LOL Chopiq's right BJ, were all going to have to keep our distance from you on the ice so you don't take us down with you lol. 

I'll be hitting IL sun-up to sun-down sat & sun again this weekend. 

Might venture over to Dunn's Pond. Never fished there before. 

Where bouts would you park to fish the pond? Or do ya park out at the mouth of the wood and take the hike?


----------



## Big Joshy (Apr 26, 2004)

Im busy all weekend, Im for sure gonna be there monday.

Zpyles, one thing you can expect at dunns pond is clear water, because it is protected from the inflow at moundwood. It literally like fishing a pond. Ive only ever caught a few fish in there.

I have no problem with you keeping your distance. More fish for me!


----------



## zpyles_00 (Dec 15, 2004)

hmmm, clear water eh? I never really do much good in the clear water. 

More fish for you eh? Have you ever had those times when the fishing is good then all the sudden just like someone fliped a switch and the fishing went dead......... That's me showing up and the fish heading my way LOL


----------



## CHOPIQ (Apr 6, 2004)

zpyles, I park at MW and just walk from there. Like BJ said it's like fishing a pond. Lots of docks. Zpyles and BJ I'm sending you a PM.


----------



## zpyles_00 (Dec 15, 2004)

Thanks, i've never done much pond fishing so it should be interesting. I'm ready for a change though. The Reserve and Long Island is getting boring to me, I know the area too well and can catch fish without even trying it seems. Ready for a challenge I guess.


----------



## rutty (Feb 5, 2007)

Zyples, 

Check your private messages....just had a question for you.


----------



## Ted Dressel (Dec 16, 2006)

I'm planning on going to Kiser sat.around noon.How would I know you are out there?I'll be driving a red ford ranger.


----------



## williamonica0214 (Aug 1, 2006)

WHat do you guys use for bass at I.L. in the spring ?


----------



## Bassnpro1 (Apr 6, 2004)

artificial lures... plastics, cranks, spinnerbaits,jig and pig


----------



## fshman_165 (May 26, 2004)

Zpyles,

I have a friend who lives there and I park on his property. His boat house is one of the best panfish spots. He has gravel around his boathouse and he's had the area dredged so it is deeper. he has about 8 to 10 attractors around and in front of his boathouse, its nice! no crowds I will be there Sat.
Pm me.


----------



## supercanoe (Jun 12, 2006)

Where are you guys parking to get out on garbage island or long island? I've only fished indian from my boat and I don't know where the best access points from land are to get on the ice in those areas. 
Is there anything going on at moundwood besides saugeye? I thaught maybe there would be some crappie suspending in the hole there.


----------



## zpyles_00 (Dec 15, 2004)

Long Island parking is easy, just park where the water comes up to the road if you can find a spot lol. 
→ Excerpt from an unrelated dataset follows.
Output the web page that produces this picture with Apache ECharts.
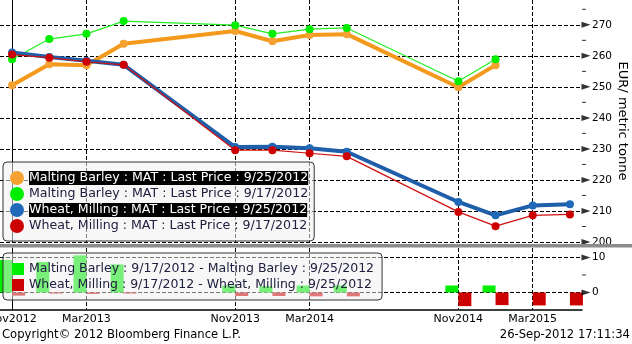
<!DOCTYPE html>
<html><head><meta charset="utf-8">
<script src="https://cdn.jsdelivr.net/npm/echarts@6/dist/echarts.min.js"></script>
<style>html,body{margin:0;padding:0;background:#fff}#c{width:632px;height:344px}</style>
</head><body><div id="c"></div>
<script>
// ---- data ----
const contracts = ["Nov2012","Jan2013","Mar2013","May2013","Nov2013","Jan2014","Mar2014","May2014","Nov2014","Jan2015","Mar2015","May2015"];
const barley0925 = [250.5,257.3,257.0,263.9,268.0,264.7,266.7,267.0,249.9,257.0,null,null];
const barley0917 = [258.9,265.4,267.1,271.2,269.9,267.1,268.6,269.0,251.8,258.9,null,null];
const wheat0925  = [261.1,259.6,258.4,257.1,230.6,230.7,230.2,229.1,212.9,208.6,211.8,212.2];
const wheat0917  = [260.4,259.4,258.1,257.1,229.6,229.6,228.6,227.6,209.7,205.1,208.6,208.9];
const barleyDiff = [9.3,8.7,10.6,8.0,2.0,1.8,2.0,2.0,2.0,2.0,null,null];
const wheatDiff  = [-0.9,-0.3,-0.4,-0.3,-1.0,-1.0,-1.1,-1.1,-3.9,-3.6,-3.7,-3.7];
const xTickLabels = ["Nov2012","Mar2013","Nov2013","Mar2014","Nov2014","Mar2015"];
const topTicks = [200,210,220,230,240,250,260,270];
const topMinor = [205,215,225,235,245,255,265,275];
const bottomTicks = [0,10];
const bottomMinor = [5];
const names = [
  "Malting Barley : MAT : Last Price : 9/25/2012",
  "Malting Barley : MAT : Last Price : 9/17/2012",
  "Wheat, Milling : MAT : Last Price : 9/25/2012",
  "Wheat, Milling : MAT : Last Price : 9/17/2012"
];
const barNames = [
  "Malting Barley : 9/17/2012 - Malting Barley : 9/25/2012",
  "Wheat, Milling : 9/17/2012 - Wheat, Milling : 9/25/2012"
];

// ---- helpers ----
const MON = {Jan:0,Feb:1,Mar:2,Apr:3,May:4,Jun:5,Jul:6,Aug:7,Sep:8,Oct:9,Nov:10,Dec:11};
const base = monthAbs(contracts[0]);
function monthAbs(s){ return (+s.slice(3))*12 + MON[s.slice(0,3)]; }
function pos(s){ return monthAbs(s) - base; }
const tickPos = xTickLabels.map(pos);
function lbl(v){ const i = tickPos.indexOf(Math.round(v)); return i>=0 ? xTickLabels[i] : ''; }
function pts(arr){ return contracts.map((c,i)=>[pos(c), arr[i]]); }

const xMin = -0.65, xMax = 30.65;
const FONT = 'DejaVu Sans';
const dash = {color:'#000', type:'dashed', width:1};
const triPath = 'path://M0,0 L9,3 L0,6 Z';

const chart = echarts.init(document.getElementById('c'), null, {renderer:'canvas'});
chart.setOption({
  animation:false,
  backgroundColor:'#fff',
  textStyle:{fontFamily:FONT},
  grid:[
    {left:0, top:0, width:582, height:242, containLabel:false, outerBoundsMode:'none'},
    {left:0, top:248, width:582, height:62, containLabel:false, outerBoundsMode:'none'}
  ],
  xAxis:[
    {type:'value', gridIndex:0, min:xMin, max:xMax,
     axisLine:{show:false}, axisTick:{show:false, customValues:tickPos},
     axisLabel:{show:false}, splitLine:{show:true, lineStyle:dash}},
    {type:'value', gridIndex:1, min:xMin, max:xMax,
     axisLine:{show:true, onZero:false, lineStyle:{color:'#000', width:1.5}},
     axisTick:{show:false, customValues:tickPos},
     axisLabel:{customValues:tickPos, formatter:lbl, color:'#000', fontFamily:FONT, fontSize:11, margin:4, align:'center'},
     splitLine:{show:true, lineStyle:dash}}
  ],
  yAxis:[
    {type:'value', gridIndex:0, position:'right', min:200, max:278,
     axisLine:{show:true, lineStyle:{color:'#000', width:1}},
     axisTick:{show:false, customValues:topTicks},
     axisLabel:{customValues:topTicks, color:'#000', fontFamily:FONT, fontSize:10.5, margin:10},
     splitLine:{show:true, lineStyle:dash},
     name:'EUR/ metric tonne', nameLocation:'middle', nameRotate:-90, nameGap:40, nameMoveOverlap:false,
     nameTextStyle:{color:'#000', fontFamily:FONT, fontSize:13, verticalAlign:'middle', align:'center'}},
    {type:'value', gridIndex:1, position:'right', min:-5, max:12.7,
     axisLine:{show:true, lineStyle:{color:'#000', width:1}},
     axisTick:{show:false, customValues:bottomTicks},
     axisLabel:{customValues:bottomTicks, color:'#000', fontFamily:FONT, fontSize:10.5, margin:10},
     splitLine:{show:true, lineStyle:dash}}
  ],
  legend:[
    {left:3, top:162, orient:'vertical', itemGap:2, itemWidth:14, itemHeight:14, icon:'circle',
     padding:[9,6,8,7], backgroundColor:'rgba(240,240,240,0.55)', borderColor:'#333', borderWidth:1, borderRadius:4,
     selectedMode:false,
     textStyle:{fontFamily:FONT, fontSize:12.6, color:'#202040', lineHeight:14},
     data:[
       {name:names[0], textStyle:{color:'#fff', backgroundColor:'#000'}},
       {name:names[1]},
       {name:names[2], textStyle:{color:'#fff', backgroundColor:'#000'}},
       {name:names[3]}
     ]},
    {left:3, top:253, orient:'vertical', itemGap:2, itemWidth:12, itemHeight:12, icon:'rect',
     padding:[9,8,8,9], backgroundColor:'rgba(240,240,240,0.5)', borderColor:'#333', borderWidth:1, borderRadius:4,
     selectedMode:false,
     textStyle:{fontFamily:FONT, fontSize:12.5, color:'#202040', lineHeight:14},
     data:barNames}
  ],
  series:[
    {name:names[0], type:'line', xAxisIndex:0, yAxisIndex:0, data:pts(barley0925),
     symbol:'circle', symbolSize:8, lineStyle:{color:'#f39a1c', width:4}, itemStyle:{color:'#f5a233'}, z:2},
    {name:names[1], type:'line', xAxisIndex:0, yAxisIndex:0, data:pts(barley0917),
     symbol:'circle', symbolSize:8, lineStyle:{color:'#22ee22', width:1.2}, itemStyle:{color:'#00ee00'}, z:3},
    {name:names[2], type:'line', xAxisIndex:0, yAxisIndex:0, data:pts(wheat0925),
     symbol:'circle', symbolSize:8, lineStyle:{color:'#1f5ea8', width:4}, itemStyle:{color:'#2068b8'}, z:4},
    {name:names[3], type:'line', xAxisIndex:0, yAxisIndex:0, data:pts(wheat0917),
     symbol:'circle', symbolSize:8, lineStyle:{color:'#d01010', width:1.2}, itemStyle:{color:'#cc0000'}, z:5},
    {name:barNames[0], type:'bar', xAxisIndex:1, yAxisIndex:1, data:pts(barleyDiff),
     barWidth:13, barGap:'0%', itemStyle:{color:'#00ee00'}},
    {name:barNames[1], type:'bar', xAxisIndex:1, yAxisIndex:1, data:pts(wheatDiff),
     barWidth:13, barGap:'0%', itemStyle:{color:'#cc0000'}},
    // axis tick markers
    {type:'scatter', xAxisIndex:0, yAxisIndex:0, data:topTicks.map(v=>[xMax,v]), symbol:triPath,
     symbolSize:[9,6], symbolOffset:[4,0], itemStyle:{color:'#000'}, clip:false, silent:true, z:6},
    {type:'scatter', xAxisIndex:0, yAxisIndex:0, data:topMinor.map(v=>[xMax,v]), symbol:'rect',
     symbolSize:[4,1], symbolOffset:[2,0], itemStyle:{color:'#000'}, clip:false, silent:true, z:6},
    {type:'scatter', xAxisIndex:1, yAxisIndex:1, data:bottomTicks.map(v=>[xMax,v]), symbol:triPath,
     symbolSize:[9,6], symbolOffset:[4,0], itemStyle:{color:'#000'}, clip:false, silent:true, z:6},
    {type:'scatter', xAxisIndex:1, yAxisIndex:1, data:bottomMinor.map(v=>[xMax,v]), symbol:'rect',
     symbolSize:[4,1], symbolOffset:[2,0], itemStyle:{color:'#000'}, clip:false, silent:true, z:6}
  ],
  graphic:[
    {type:'rect', left:0, top:244, shape:{width:632, height:3.5}, style:{fill:'#8c8c8c'}, z:10},
    {type:'text', left:2, top:329, style:{text:'Copyright\u00a9 2012 Bloomberg Finance L.P.', fill:'#000', font:'11.6px "DejaVu Sans"'}},
    {type:'text', right:2, top:329, style:{text:'26-Sep-2012 17:11:34', fill:'#000', font:'11.6px "DejaVu Sans"'}}
  ]
});
</script>
</body></html>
Garbage Island parking....... good luck. They've been running people out of there, heard the sherriff had been called a couple of times. 
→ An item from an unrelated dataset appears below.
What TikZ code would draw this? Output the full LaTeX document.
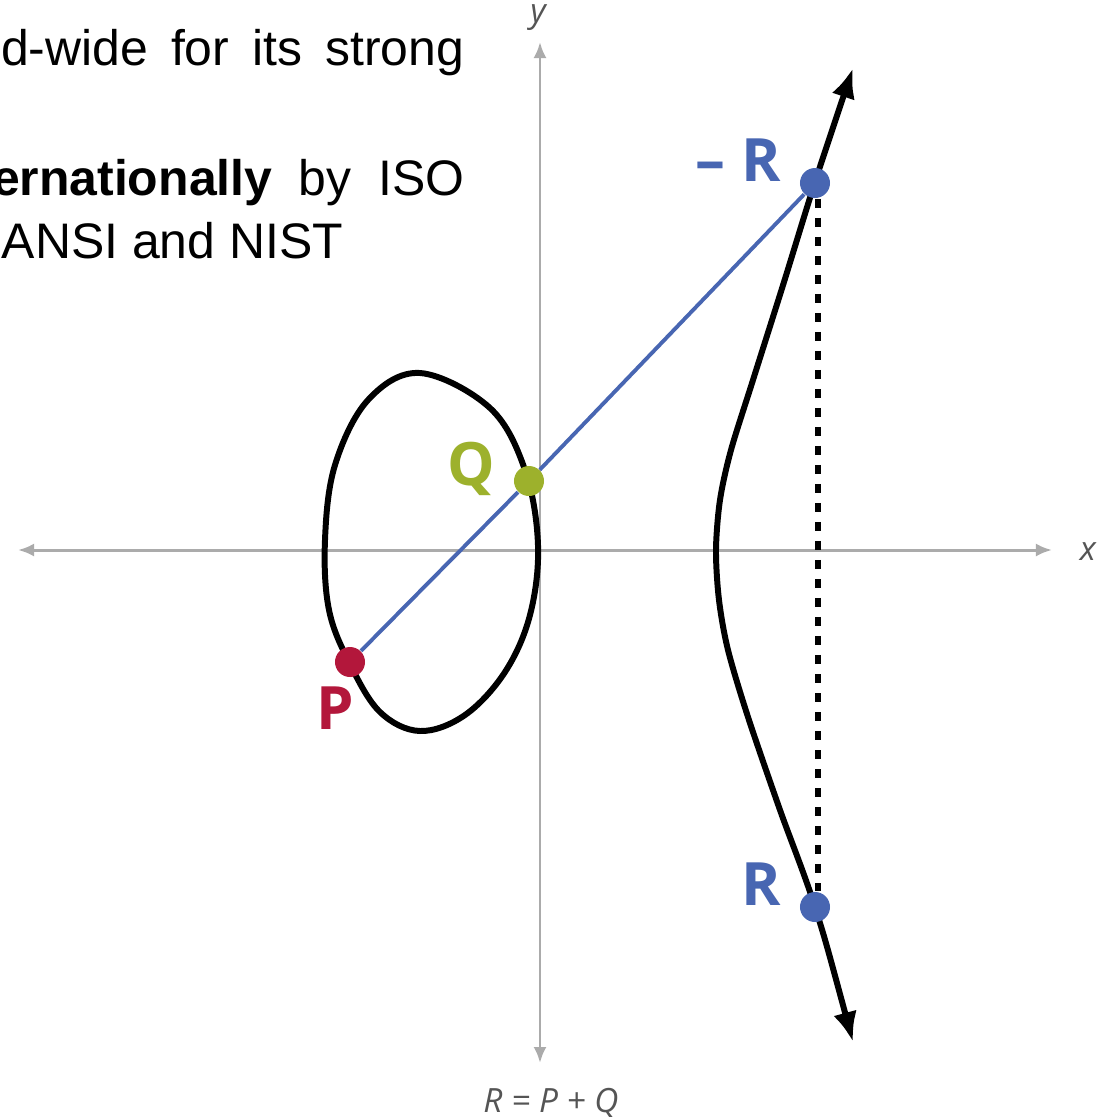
\documentclass[tikz,border=0pt]{standalone}
\usepackage{fontspec}
\setmainfont{Liberation Sans}
\newfontfamily\labfont{Open Sans}
\usepackage{tikz}
\usetikzlibrary{arrows.meta}
\usetikzlibrary{calc}
\definecolor{pcol}{HTML}{B3173B}
\definecolor{qcol}{HTML}{9DB12C}
\definecolor{rcol}{HTML}{4866B2}
\definecolor{axiscol}{HTML}{ABABAB}
\definecolor{axtext}{HTML}{555555}

\begin{document}
\begin{tikzpicture}[x=0.01cm,y=-0.01cm,
	main_node/.style={circle,draw=none,minimum size=0.3cm,inner sep=0pt},
	pt_label/.style={inner sep=0pt,font=\labfont\bfseries\fontsize{17}{17}\selectfont},
	ax_label/.style={inner sep=0pt,text=axtext,font=\labfont\itshape\fontsize{9.5}{9.5}\selectfont},
	txt_line/.style={inner sep=0pt,font=\fontsize{14.2}{18}\selectfont},
	axis_line/.style={axiscol,line width=0.85pt,{Latex[length=0.16cm,width=0.13cm]}-{Latex[length=0.16cm,width=0.13cm]}},
	curve_line/.style={black,line width=1.7pt}]
				\useasboundingbox (0,0) rectangle (1101,1117);
				\node[txt_line,anchor=base east](t1) at (465,65){\makebox[4.63cm][s]{d-wide for its strong}};
				\node[txt_line,anchor=base east](t2) at (465,195){\makebox[4.72cm][s]{\textbf{ernationally} by ISO}};
				\node[txt_line,anchor=base west](t3) at (1,258){ANSI and NIST};
				\draw[axis_line] (18,550) -- (1052,550);
				\draw[axis_line] (540,42) -- (540,1063);
				\node[ax_label](xl) at (1088,552){x};
				\node[ax_label](yl) at (538,18){y};
				\node[ax_label](eq) at (551,1103){R = P + Q};
				\draw[curve_line] plot[smooth cycle,tension=0.6] coordinates {(420,373) (490,408) (525,470) (538,545) (530,615) (505,672) (465,715) (420,731) (380,712) (350,664) (329,610) (325,540) (335,465) (368,400)};
				\draw[curve_line,{Latex[length=0.3cm,width=0.24cm]}-{Latex[length=0.3cm,width=0.24cm]}] plot[smooth] coordinates {(853,1042) (815,907) (780,810) (748,717) (728,650) (719,600) (716,550) (720,500) (731,450) (753,380) (784,282) (815,182) (853,68)};
				\node[main_node,fill=pcol,label={[pt_label,text=pcol,xshift=-0.15cm,yshift=-0.08cm]below:P}](1) at (350,662){};
				\node[main_node,fill=qcol,label={[pt_label,text=qcol,xshift=-0.17cm,yshift=0.12cm]left:Q}](2) at (529,481){};
				\node[main_node,fill=rcol,label={[pt_label,text=rcol,xshift=-0.18cm,yshift=0.23cm]left:– R}](3) at (815,183){};
				\node[main_node,fill=rcol,label={[pt_label,text=rcol,xshift=-0.18cm,yshift=0.23cm]left:R}](4) at (815,907){};
				\path[rcol,line width=1.1pt]
				(1) edge (2)
				(2) edge (3);
				\path[black,line width=1.7pt,dash pattern=on 0.09cm off 0.1cm,transform canvas={xshift=0.03cm}]
				(3) edge (4);
			\end{tikzpicture}
\end{document}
Moundwood has been pretty dead and i'm guessing it will stay that way until we get warm enough temperatures to create some snow melt/run-off or rain would be even better. There needs to be current there from the river to attract the baitfish which in turn equals the saugs. Occasionally you'll get a few schools of suspended bait fish that will draw in the saugs, but being there and hitting it when that happens is rare.


----------



## supercanoe (Jun 12, 2006)

Thanks for the info. I didn't think there was much parking around garbage island, and it's not worth a hassle with the law to me. Let me know if you ever what to trade a trip in the spring I fish oshay mainly and can put you on some crappie.


----------



## Jighead (Mar 9, 2005)

Where exactly garbage island. I have looked on the map and could not find it. Any thoughts?


----------



## zpyles_00 (Dec 15, 2004)

it's the far tree line/island on the right side of the road before you get to dream bridge if coming from moundwood


----------



## Jighead (Mar 9, 2005)

Thanks for the details. I am thinking of trying to put something together here shortly.


----------